I only see Paris :wink: But nat everytime you post pics I get so excited lol i love seeing your chis... theyre so full of character just in their photos and all look so individual that they could be a cartoon or something lol (sound daft)  
xxxxxxxxxxxxxxx


----------



## xx-nathalie-xx (Jan 10, 2005)

damn too many pixels :evil: that's why the pics are so small ....

better luck next time :wink: 

kisses nat


----------



## stefanie_farrell (Jan 11, 2005)

owwww now i see the babiez lol... shes soo soo soo cute vienna... they make great sisters...
xxxxxx


----------



## xx-nathalie-xx (Jan 10, 2005)

thanks steph :wink: doesn't sound daft at all  and besides they are a cartoon ...'the three musketeers' ...and they are so full of character .

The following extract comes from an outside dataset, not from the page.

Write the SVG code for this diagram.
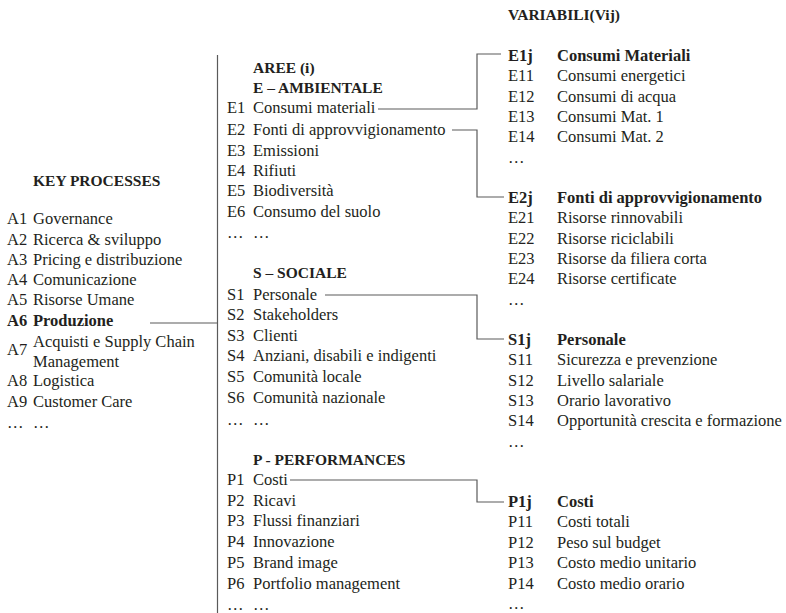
<svg xmlns="http://www.w3.org/2000/svg" width="786" height="613" viewBox="0 0 786 613">
<style>
text{font-family:"Liberation Serif","Times New Roman",serif;font-size:16.5px;fill:#231f20}
.b{font-weight:bold}
.h{font-weight:bold;font-size:15.5px}
.ln{fill:none;stroke:#5a5a5a;stroke-width:1.2}
</style>
<rect width="786" height="613" fill="#fff"/>
<g id="connectors">
<line class="ln" x1="217.5" y1="55" x2="217.5" y2="613"/>
<path class="ln" d="M150 323 H217.5"/>
<path class="ln" d="M378 109 H477 V54 H501"/>
<path class="ln" d="M452 130 H477 V197 H504"/>
<path class="ln" d="M325 295 H477 V339 H504"/>
<path class="ln" d="M290 480 H477 V502 H504"/>
</g>
<g id="key-processes">
<text class="h" x="33" y="186">KEY PROCESSES</text>
<text x="7" y="224">A1</text><text x="33" y="224">Governance</text>
<text x="7" y="245">A2</text><text x="33" y="245">Ricerca &amp; sviluppo</text>
<text x="7" y="265">A3</text><text x="33" y="265">Pricing e distribuzione</text>
<text x="7" y="285">A4</text><text x="33" y="285">Comunicazione</text>
<text x="7" y="305">A5</text><text x="33" y="305">Risorse Umane</text>
<text class="b" x="7" y="326">A6</text><text class="b" x="33" y="326">Produzione</text>
<text x="7" y="355">A7</text><text x="33" y="347">Acquisti e Supply Chain</text><text x="33" y="367">Management</text>
<text x="7" y="386">A8</text><text x="33" y="386">Logistica</text>
<text x="7" y="407">A9</text><text x="33" y="407">Customer Care</text>
<text x="7" y="428">…</text><text x="33" y="428">…</text>
</g>
<g id="aree-ambientale">
<text class="h" x="253" y="73">AREE (i)</text>
<text class="h" x="253" y="93">E – AMBIENTALE</text>
<text x="227" y="113">E1</text><text x="253" y="113">Consumi materiali</text>
<text x="227" y="135">E2</text><text x="253" y="135">Fonti di approvvigionamento</text>
<text x="227" y="156">E3</text><text x="253" y="156">Emissioni</text>
<text x="227" y="176">E4</text><text x="253" y="176">Rifiuti</text>
<text x="227" y="196">E5</text><text x="253" y="196">Biodiversità</text>
<text x="227" y="217">E6</text><text x="253" y="217">Consumo del suolo</text>
<text x="227" y="238">…</text><text x="253" y="238">…</text>
</g>
<g id="aree-sociale">
<text class="h" x="253" y="278">S – SOCIALE</text>
<text x="227" y="300">S1</text><text x="253" y="300">Personale</text>
<text x="227" y="320">S2</text><text x="253" y="320">Stakeholders</text>
<text x="227" y="341">S3</text><text x="253" y="341">Clienti</text>
<text x="227" y="361">S4</text><text x="253" y="361">Anziani, disabili e indigenti</text>
<text x="227" y="382">S5</text><text x="253" y="382">Comunità locale</text>
<text x="227" y="403">S6</text><text x="253" y="403">Comunità nazionale</text>
<text x="227" y="425">…</text><text x="253" y="425">…</text>
</g>
<g id="aree-performances">
<text class="h" x="253" y="465">P - PERFORMANCES</text>
<text x="227" y="485">P1</text><text x="253" y="485">Costi</text>
<text x="227" y="506">P2</text><text x="253" y="506">Ricavi</text>
<text x="227" y="526">P3</text><text x="253" y="526">Flussi finanziari</text>
<text x="227" y="547">P4</text><text x="253" y="547">Innovazione</text>
<text x="227" y="568">P5</text><text x="253" y="568">Brand image</text>
<text x="227" y="589">P6</text><text x="253" y="589">Portfolio management</text>
<text x="227" y="610">…</text><text x="253" y="610">…</text>
</g>
<g id="variabili-header">
<text class="h" x="508" y="20">VARIABILI(Vij)</text>
</g>
<g id="var-e1j">
<text class="b" x="508" y="61">E1j</text><text class="b" x="557" y="61">Consumi Materiali</text>
<text x="508" y="81">E11</text><text x="557" y="81">Consumi energetici</text>
<text x="508" y="102">E12</text><text x="557" y="102">Consumi di acqua</text>
<text x="508" y="122">E13</text><text x="557" y="122">Consumi Mat. 1</text>
<text x="508" y="142">E14</text><text x="557" y="142">Consumi Mat. 2</text>
<text x="508" y="163">…</text>
</g>
<g id="var-e2j">
<text class="b" x="508" y="203">E2j</text><text class="b" x="557" y="203">Fonti di approvvigionamento</text>
<text x="508" y="223">E21</text><text x="557" y="223">Risorse rinnovabili</text>
<text x="508" y="244">E22</text><text x="557" y="244">Risorse riciclabili</text>
<text x="508" y="264">E23</text><text x="557" y="264">Risorse da filiera corta</text>
<text x="508" y="284">E24</text><text x="557" y="284">Risorse certificate</text>
<text x="508" y="305">…</text>
</g>
<g id="var-s1j">
<text class="b" x="508" y="345">S1j</text><text class="b" x="557" y="345">Personale</text>
<text x="508" y="365">S11</text><text x="557" y="365">Sicurezza e prevenzione</text>
<text x="508" y="386">S12</text><text x="557" y="386">Livello salariale</text>
<text x="508" y="406">S13</text><text x="557" y="406">Orario lavorativo</text>
<text x="508" y="426">S14</text><text x="557" y="426">Opportunità crescita e formazione</text>
<text x="508" y="447">…</text>
</g>
<g id="var-p1j">
<text class="b" x="508" y="507">P1j</text><text class="b" x="557" y="507">Costi</text>
<text x="508" y="527">P11</text><text x="557" y="527">Costi totali</text>
<text x="508" y="548">P12</text><text x="557" y="548">Peso sul budget</text>
<text x="508" y="568">P13</text><text x="557" y="568">Costo medio unitario</text>
<text x="508" y="589">P14</text><text x="557" y="589">Costo medio orario</text>
<text x="508" y="609">…</text>
</g>
</svg>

it's a real shame the pis are so small,they were so beautiful in full size 

kisses nat


----------



## Rachael Polachek (Feb 19, 2005)

Ooooh, new pics of the silly Belgian chi's! :lol: I love those 3!! Now you have no excuse for not posting tons and tons of pics once you figure out that reisizing thing.


----------



## stefanie_farrell (Jan 11, 2005)

ow and cosmo... the ladiez man :wink: 
xxxxxxxxx


----------



## SC (Oct 15, 2004)

Aww those are good pics even if they are little. Beautiful babies!


----------



## mychisangel (May 6, 2005)

They are lovely pics, :angel10:


----------



## stelun (Mar 14, 2004)

They are so cute!


----------



## OzzyAndLilysMom (Mar 9, 2004)

how adorable - why dont you load them to imagecave and directly link the here instead of attaching that way the pic will be bigger


----------



## KJsChihuahuas (Jan 6, 2005)

Great pictures nat!!! :wink:


----------



## xfayex (Apr 4, 2005)

i lurrve piccys of these 3!


----------



## SunnyFLMum (Apr 21, 2005)

Awwww...cute lil babies!!!


----------



## Gadget's Mom (Jan 14, 2005)

I love seeing the three muskateers pics...


----------



## sjc (Jan 14, 2005)

I never get tired of seeing those "characters"!! They are so full of cuteness and personality.......love um!!


----------



## xx-nathalie-xx (Jan 10, 2005)

thanks everybody !! it's a real shame ,the pics are not bigger .....

kisses nat


----------



## purpleboy2 (Apr 2, 2005)

great pictures


----------



## luv4mygirls (Feb 20, 2005)

wonderful pics! i like cosmo smelling the bushes makes a great postcard pic lol.


----------



## ilovesadie (Jun 1, 2004)

Great pictures Nat! The Sony Cybershot is a great little camera! The only thing Nate and I don't like about them is that they only take memory sticks but other than that they take wonderful pictures! The quality of your pictures is great!!!


----------



## Auggies Mom (Jun 9, 2004)

They maybe small pics but they are beautiful


----------



## carachi (Mar 20, 2005)

Simply perfect.


----------



## MissMolly (Jan 28, 2005)

Awesome pics! I love the 1st one of Cosmo!  And Paris and Vienna arfe simply adorable!


----------



## CooperChi (Dec 16, 2004)

Awww, I love your three!!!!!!! (I have a major soft spot for Cosmo!) :wink:


----------



## Mia's Mom (Jan 25, 2005)

What great pics!! They are all so cute!!


----------



## LovelyChiPupz (May 11, 2005)

Oh i love those woofers, there are so adorable and i just want to squeeeeze them and give them tooooooo many hugs!


----------



## Sachem (Jul 1, 2005)

Beautiful babies, nice photos too


----------